The cruel mechanism of taste lays waste to an unimaginable amount of human energy, relations, emotions; it also exhumes, retrieves, revives. We may already be in the middle of some kind of a process of revival*.
Narayan Debnath was a prolific artist, creating innumerable illustrations & book art for the ‘pulp’ industry in Kolkata. Over a period of half a century, he would also create a large body of adventure comics that would eventually be overshadowed by his more popular creations in the form of Handa-Bhonda, Nonte-Fonte & Bantul-the-Great.
This is a very different Narayan Debnath, both in style & humor. One is surprised by the range of his creations, and the various stylistic nuances that he seemed to have mastered. We also find that he tried many different characters, none surviving the indifference of the readers.
The most incredible of these characters has to be the man with the iron hand, Kaushik Ray. From what I have gathered so far, super agent Kaushik’s hand-like prosthetic can shoot bullets, darts, laser beams, spray deadly gas, can function as a knife as well as a transmitter (and the list is far from exhaustive). It’s a secret agent’s ultimate EDC.
A man without a past, Kaushik always ends up on the shores of remote tropical islands lorded by super villains who, like all super-villains, appear to be forever trapped, as it were, in their mirror-stages. They are either plotting the destruction of humanity, or merely developing path-breaking technologies to facilitate their petty smuggling operations.

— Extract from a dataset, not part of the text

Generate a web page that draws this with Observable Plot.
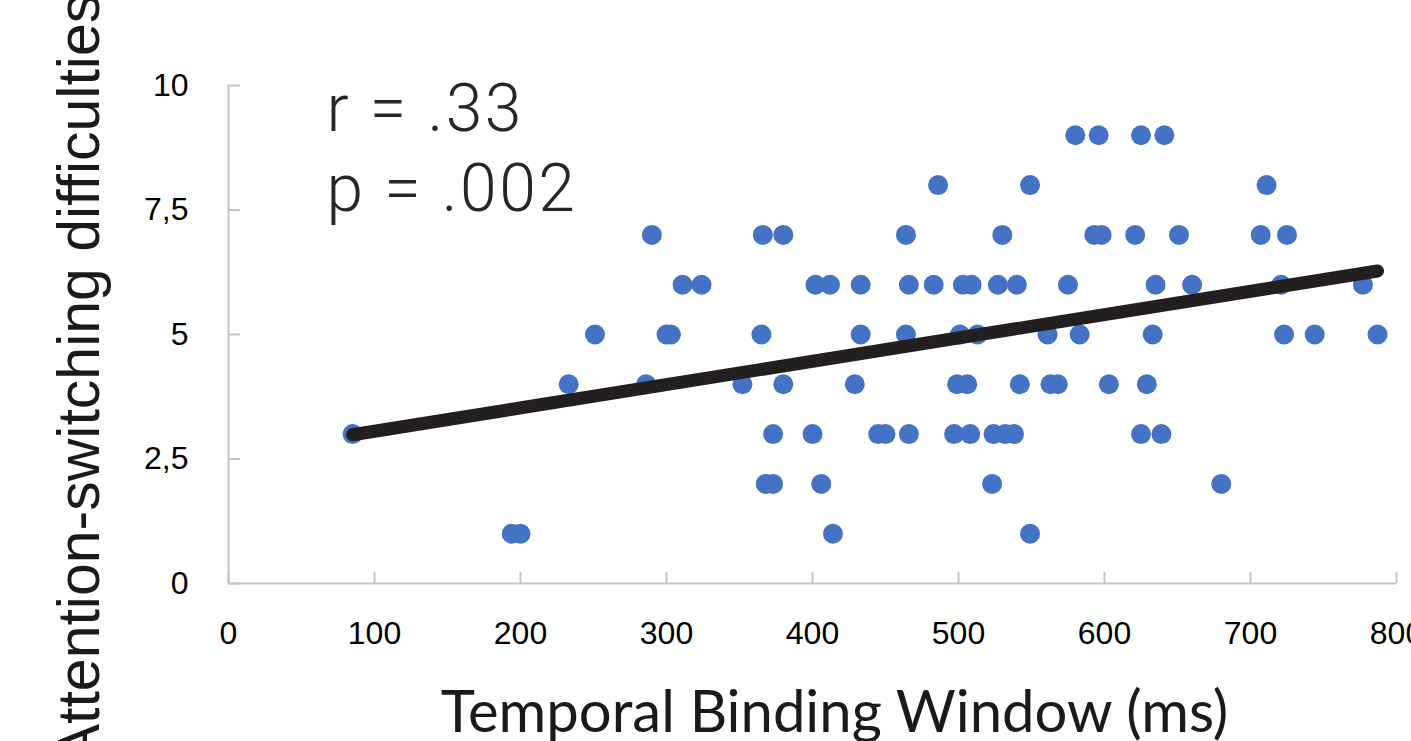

I also find something incredibly poetic, even mythical, about the bionic hand, with the past & the possibilities that it hides. At once an excess & a lack, it adds a unique brand of solitude to this character and a potential darker side which could have been explored. All this could have made the super-agent a singular comic book hero. Yet the inherent simplicity of the plots & its less-than-compelling stories meant it got short shrift from the same readers who had embraced his more endearing creations in some pre-teen brats & an awkward suburban strongman.